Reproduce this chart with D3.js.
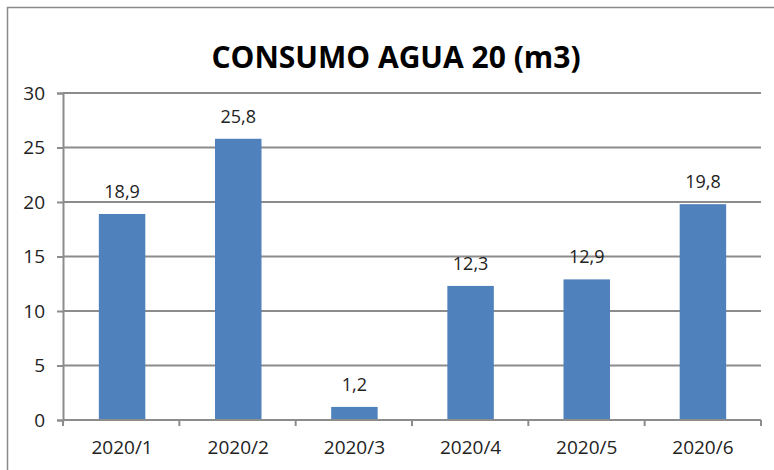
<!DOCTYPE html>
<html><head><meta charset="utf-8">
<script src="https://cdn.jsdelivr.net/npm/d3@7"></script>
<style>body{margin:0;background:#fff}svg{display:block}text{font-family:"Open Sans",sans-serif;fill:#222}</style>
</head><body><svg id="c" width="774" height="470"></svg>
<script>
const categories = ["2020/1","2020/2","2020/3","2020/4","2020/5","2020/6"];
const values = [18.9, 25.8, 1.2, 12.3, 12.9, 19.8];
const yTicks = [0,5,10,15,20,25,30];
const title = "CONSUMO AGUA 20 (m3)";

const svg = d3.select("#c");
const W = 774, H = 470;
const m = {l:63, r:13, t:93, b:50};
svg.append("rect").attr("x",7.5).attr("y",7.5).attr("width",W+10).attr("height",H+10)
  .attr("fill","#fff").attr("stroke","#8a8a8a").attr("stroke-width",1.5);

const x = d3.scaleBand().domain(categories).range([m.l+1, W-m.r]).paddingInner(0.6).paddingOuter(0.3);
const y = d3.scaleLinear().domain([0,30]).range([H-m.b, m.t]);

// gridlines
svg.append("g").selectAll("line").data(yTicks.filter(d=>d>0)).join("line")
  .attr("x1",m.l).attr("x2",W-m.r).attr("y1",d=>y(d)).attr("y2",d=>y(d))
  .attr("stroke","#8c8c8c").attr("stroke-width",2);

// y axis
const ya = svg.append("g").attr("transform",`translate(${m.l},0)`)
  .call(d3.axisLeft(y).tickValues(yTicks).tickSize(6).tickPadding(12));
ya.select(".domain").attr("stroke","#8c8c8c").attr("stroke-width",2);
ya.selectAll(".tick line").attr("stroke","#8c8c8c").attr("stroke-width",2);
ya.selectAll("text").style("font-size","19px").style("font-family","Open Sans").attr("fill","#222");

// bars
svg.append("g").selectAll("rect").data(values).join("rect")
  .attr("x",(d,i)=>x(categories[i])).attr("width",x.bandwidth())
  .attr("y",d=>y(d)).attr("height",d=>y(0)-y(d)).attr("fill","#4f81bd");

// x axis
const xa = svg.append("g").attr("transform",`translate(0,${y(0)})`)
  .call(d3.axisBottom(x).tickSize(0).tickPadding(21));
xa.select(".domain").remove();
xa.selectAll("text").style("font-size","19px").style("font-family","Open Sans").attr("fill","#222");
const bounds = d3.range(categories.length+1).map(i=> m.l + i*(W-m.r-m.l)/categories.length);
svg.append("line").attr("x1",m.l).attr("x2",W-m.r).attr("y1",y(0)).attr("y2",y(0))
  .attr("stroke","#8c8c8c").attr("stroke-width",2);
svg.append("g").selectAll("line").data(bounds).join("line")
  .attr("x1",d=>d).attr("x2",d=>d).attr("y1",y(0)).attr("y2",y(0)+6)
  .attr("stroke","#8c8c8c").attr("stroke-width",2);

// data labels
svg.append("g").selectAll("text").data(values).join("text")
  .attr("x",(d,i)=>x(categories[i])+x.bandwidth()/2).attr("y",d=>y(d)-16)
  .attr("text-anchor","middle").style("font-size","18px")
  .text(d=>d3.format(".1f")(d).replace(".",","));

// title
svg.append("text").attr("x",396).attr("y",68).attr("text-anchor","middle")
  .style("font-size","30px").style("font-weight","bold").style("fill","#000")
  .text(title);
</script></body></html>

++++

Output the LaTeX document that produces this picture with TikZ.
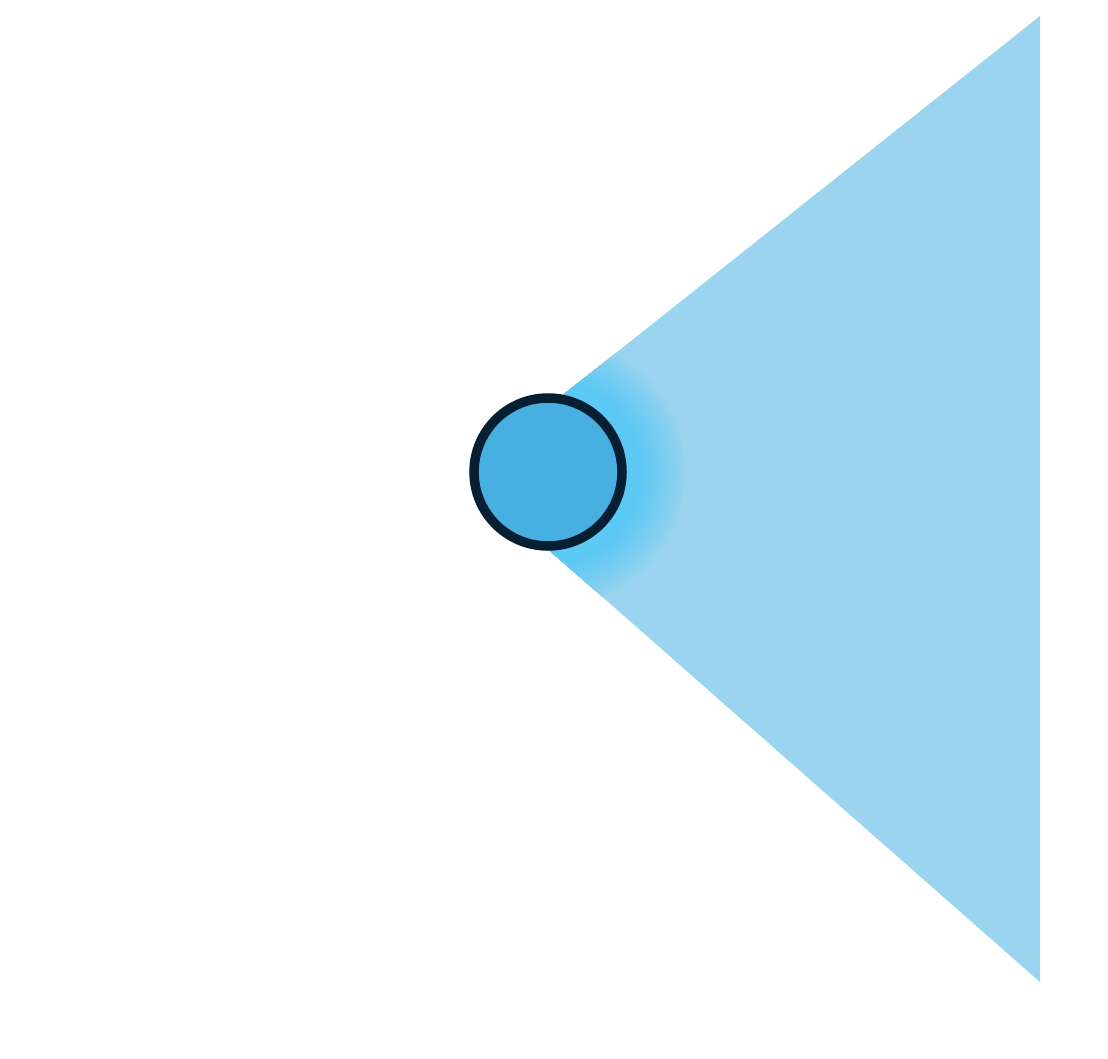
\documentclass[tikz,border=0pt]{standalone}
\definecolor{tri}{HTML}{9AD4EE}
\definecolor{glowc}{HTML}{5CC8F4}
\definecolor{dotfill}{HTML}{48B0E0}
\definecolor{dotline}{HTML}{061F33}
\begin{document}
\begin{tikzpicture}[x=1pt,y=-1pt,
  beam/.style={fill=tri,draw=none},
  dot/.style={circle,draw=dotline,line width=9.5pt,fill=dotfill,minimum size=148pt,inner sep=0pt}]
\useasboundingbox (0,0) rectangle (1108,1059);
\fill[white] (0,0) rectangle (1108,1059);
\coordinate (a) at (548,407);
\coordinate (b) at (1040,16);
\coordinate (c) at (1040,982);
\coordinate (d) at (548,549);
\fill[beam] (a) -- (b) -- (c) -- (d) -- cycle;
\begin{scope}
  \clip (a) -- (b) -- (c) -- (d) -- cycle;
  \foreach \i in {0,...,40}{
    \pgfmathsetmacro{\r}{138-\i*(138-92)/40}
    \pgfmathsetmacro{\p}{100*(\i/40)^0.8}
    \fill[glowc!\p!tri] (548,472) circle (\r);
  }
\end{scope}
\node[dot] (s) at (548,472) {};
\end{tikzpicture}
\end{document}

++++

[Exercise prompt]:
Omit all pictures and repeat exactly the lines from the one containing "Reproduce this chart with D3.js." through the one containing "const y = d3.scaleLinear().domain([0,30]).range([H-m.b, m.t]);", ends included, with nothing added.

[Exercise output]:
Reproduce this chart with D3.js.
<!DOCTYPE html>
<html><head><meta charset="utf-8">
<script src="https://cdn.jsdelivr.net/npm/d3@7"></script>
<style>body{margin:0;background:#fff}svg{display:block}text{font-family:"Open Sans",sans-serif;fill:#222}</style>
</head><body><svg id="c" width="774" height="470"></svg>
<script>
const categories = ["2020/1","2020/2","2020/3","2020/4","2020/5","2020/6"];
const values = [18.9, 25.8, 1.2, 12.3, 12.9, 19.8];
const yTicks = [0,5,10,15,20,25,30];
const title = "CONSUMO AGUA 20 (m3)";

const svg = d3.select("#c");
const W = 774, H = 470;
const m = {l:63, r:13, t:93, b:50};
svg.append("rect").attr("x",7.5).attr("y",7.5).attr("width",W+10).attr("height",H+10)
  .attr("fill","#fff").attr("stroke","#8a8a8a").attr("stroke-width",1.5);

const x = d3.scaleBand().domain(categories).range([m.l+1, W-m.r]).paddingInner(0.6).paddingOuter(0.3);
const y = d3.scaleLinear().domain([0,30]).range([H-m.b, m.t]);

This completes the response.